The return of AMC’s hit zombie drama The Walking Dead is still a few weeks away, but that isn’t going to stop the network from hyping the midseason premiere for their highest rated show. The other day we got the official synopsis for the next episode, “Don’t Look Back,” and today brings us a short, grim teaser trailer to accompany that description.
Given the way the midseason finale, “Too Far Gone,” ended, the somber tone and general chaos you witness in this short trailer is appropriate, as is the slow, bluesy version of “Bad Moon Rising” that plays over the action. It is certainly an ominous soundtrack choice.
After the Governor (David Morrissey) runs a tank through the protective fence of the prison that Rick Grimes (Andrew Lincoln) and his fellow survivors have been calling home, and the undead swarm over the place, the group is in shambles. Battered, bloody, in shock, emotionally wrecked from the loss of close friends and family members, they’re as close to breaking as they’ve ever been. You see how fragile and close to giving up everyone is in this new footage. Even Michonne (Danai Gurira), painted as the ultimate stoic badass thus far, is overcome with grief and pain. That’s a good sign, I hope it means they’ll continue to develop her as the season goes on.
Here’s the official synopsis, which doesn’t tell you much you don’t already know if you’ve been watching:
Following the devastating events of the [mid] season finale, Rick and the group are still reeling from the loss of their home, family, and friends. With the destruction of the prison, we see the group of survivors broken apart and sent on divergent paths, unsure of everyone else’s fate.

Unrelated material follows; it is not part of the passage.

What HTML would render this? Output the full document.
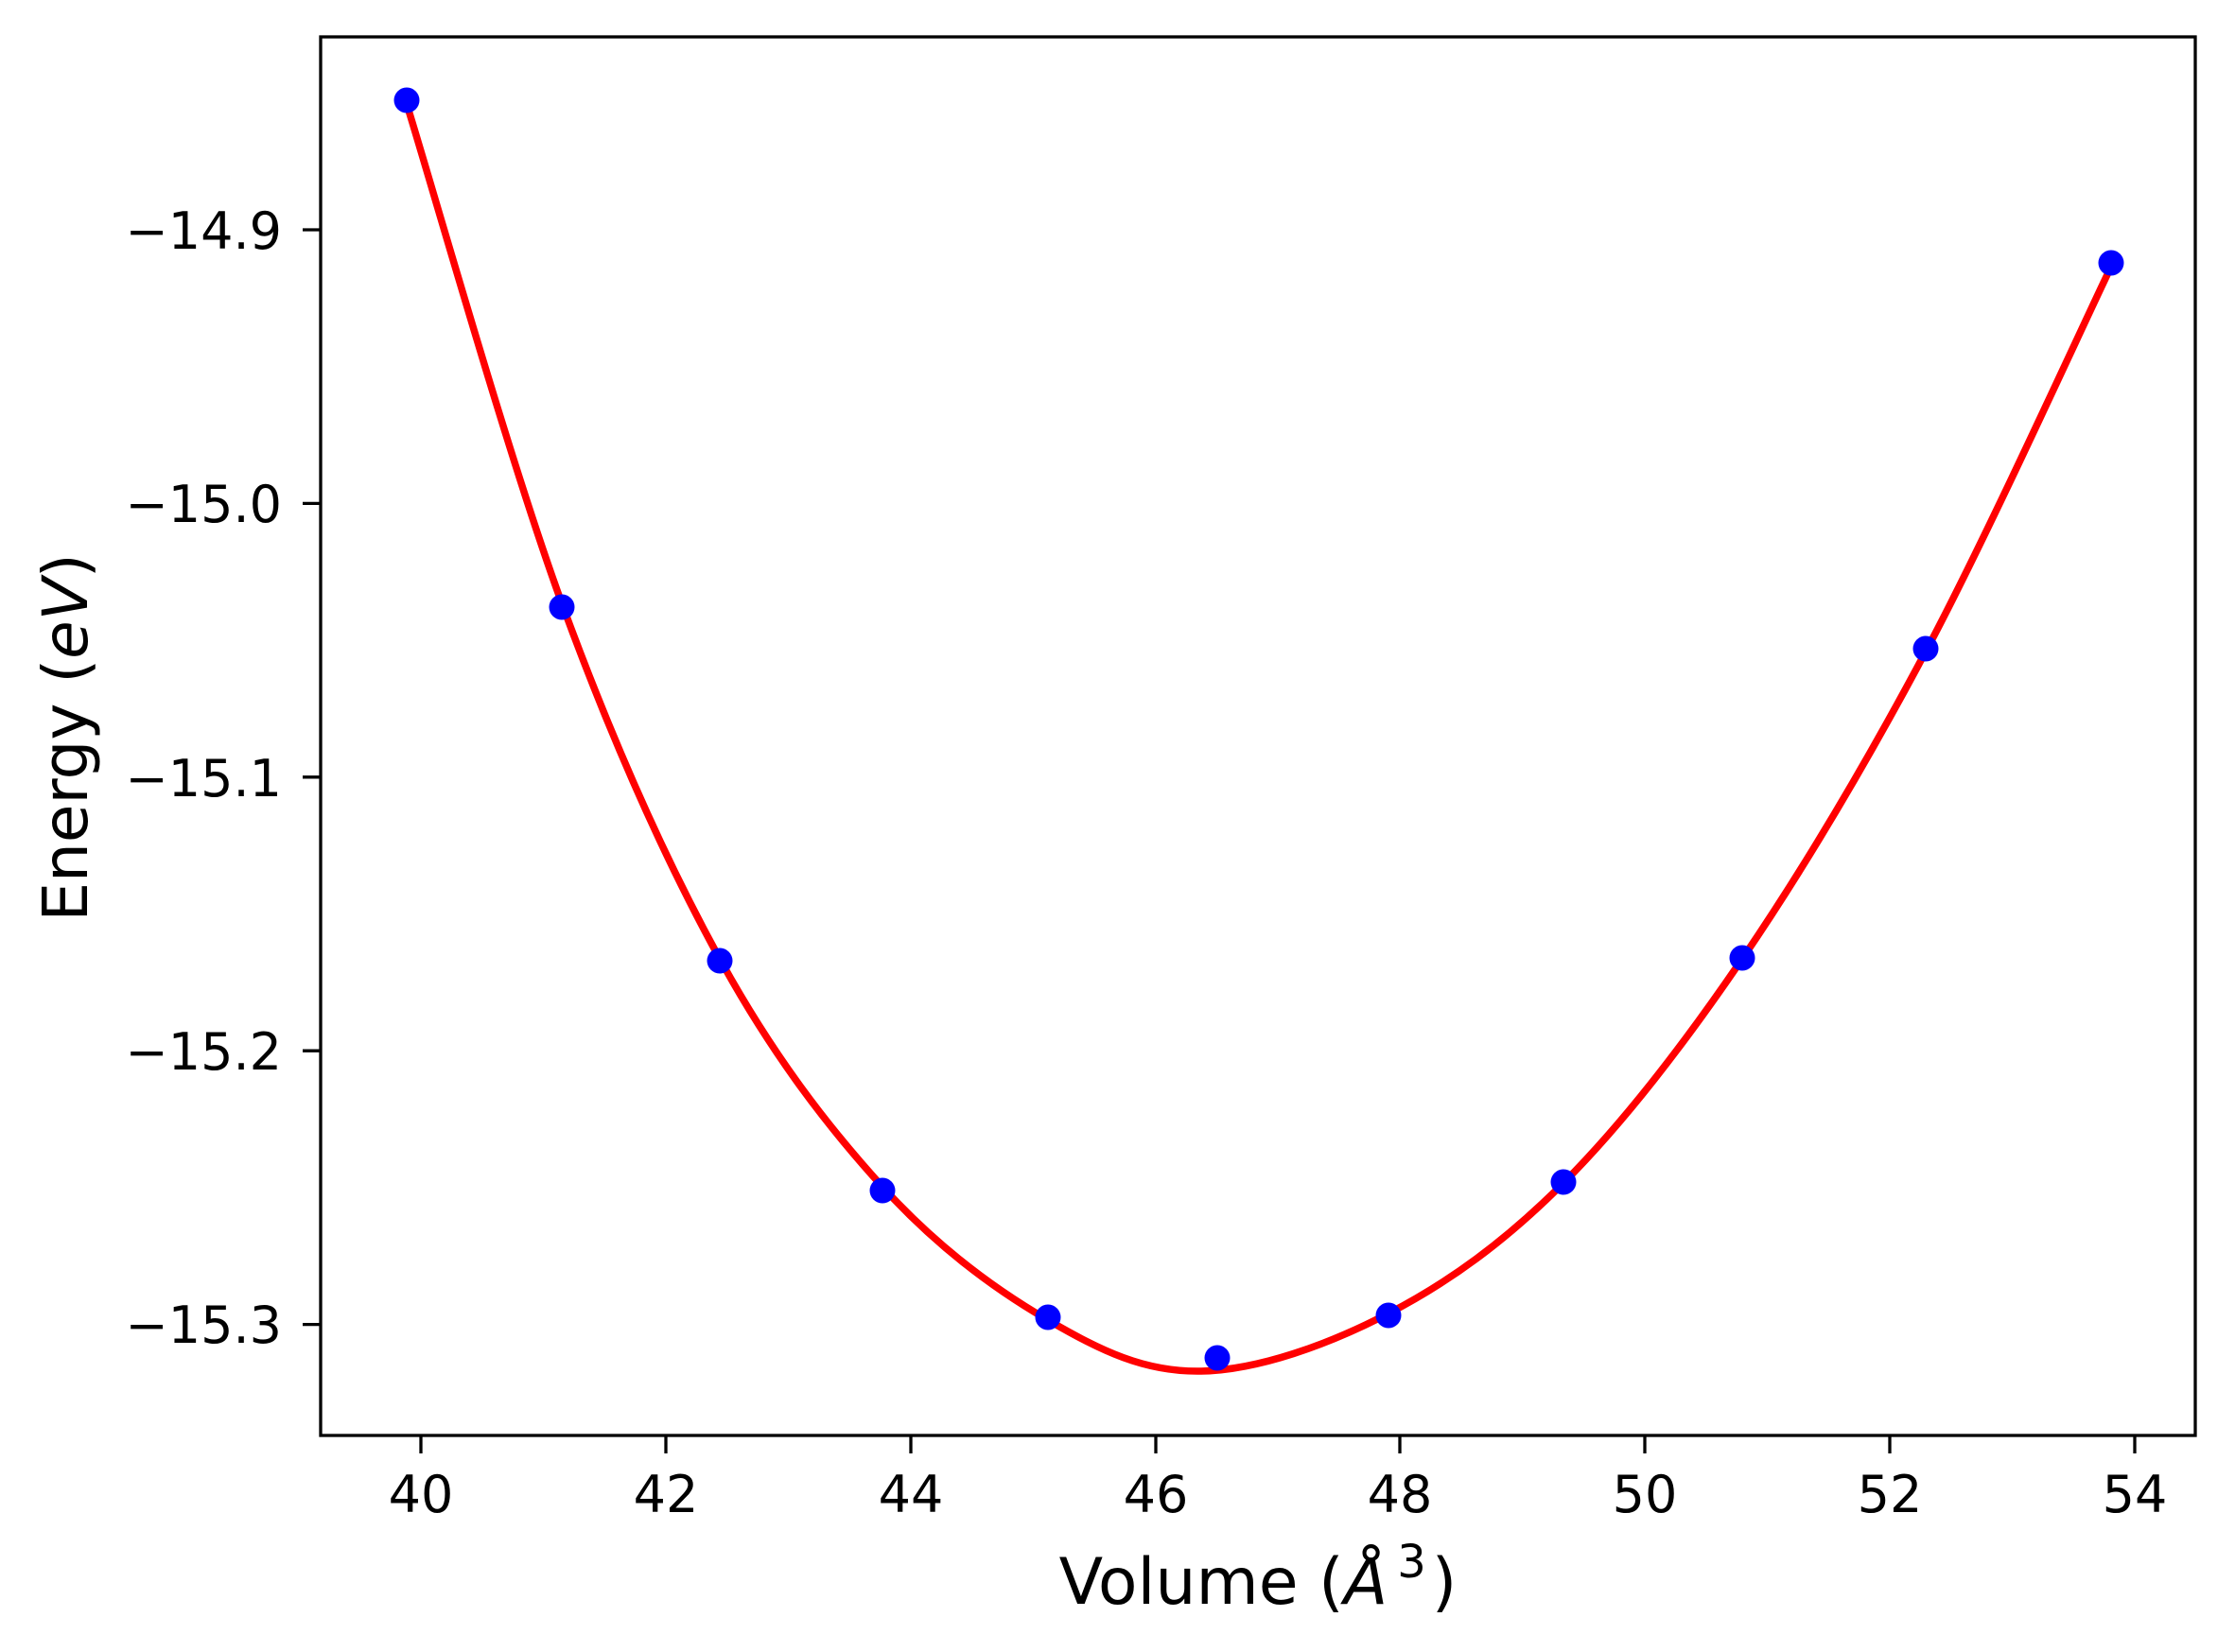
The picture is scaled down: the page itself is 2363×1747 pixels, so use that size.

With their safe haven gone, the various splinters are forced back onto the road, in the way of all the hazards that such a life entails. Life is definitely more precarious without walls, living out in the open, and there are zombies, other survivors, and many other dangers to contend with.
Since day one, The Walking Dead has been plagued by wild fluctuations in quality. Season one started strong, but ended crappy; season two wasted half of the episodes looking for a lost child; and season three saw some of the best episodes of the series up against the absolute worst. So far season four has been the most consistent. New showrunner Scott Gimple has smoothed over some of the roughest spots. There’s only really been one episode that felt like filler, and that was still better than most of the previous year. Each week has been, not great, but solid, and even when things are heavy on the dialogue and interaction—some among us have compared it to a soap opera—the story is still progressing.
Moving into the second half of season four, the potential has never been higher. We still have to see if the show can capitalize on this or not, but the possibilities are there. The narrative is moving into some fantastic storylines from Robert Kirkman’s comics—we’ve been told that at least a few episodes follow the source material as close as any that have come before—and a handful of fan favorite characters, as well as few a mysterious parties, are scheduled to join the fray.
Hopefully this all adds up to something. That’s one of the biggest knocks against the show, even when it’s good, it’s never been as good as we know it could be. The way the situation is set up now, there will be plenty of places to dig into the damaged psyches of the characters and to put them through the ringer a few more times. I’m curious to meet Abraham, played by Michael Cudlitz, and maybe have an encounter with the Hunters. What do you hoping to see when The Walking Dead returns on Sunday, February 9?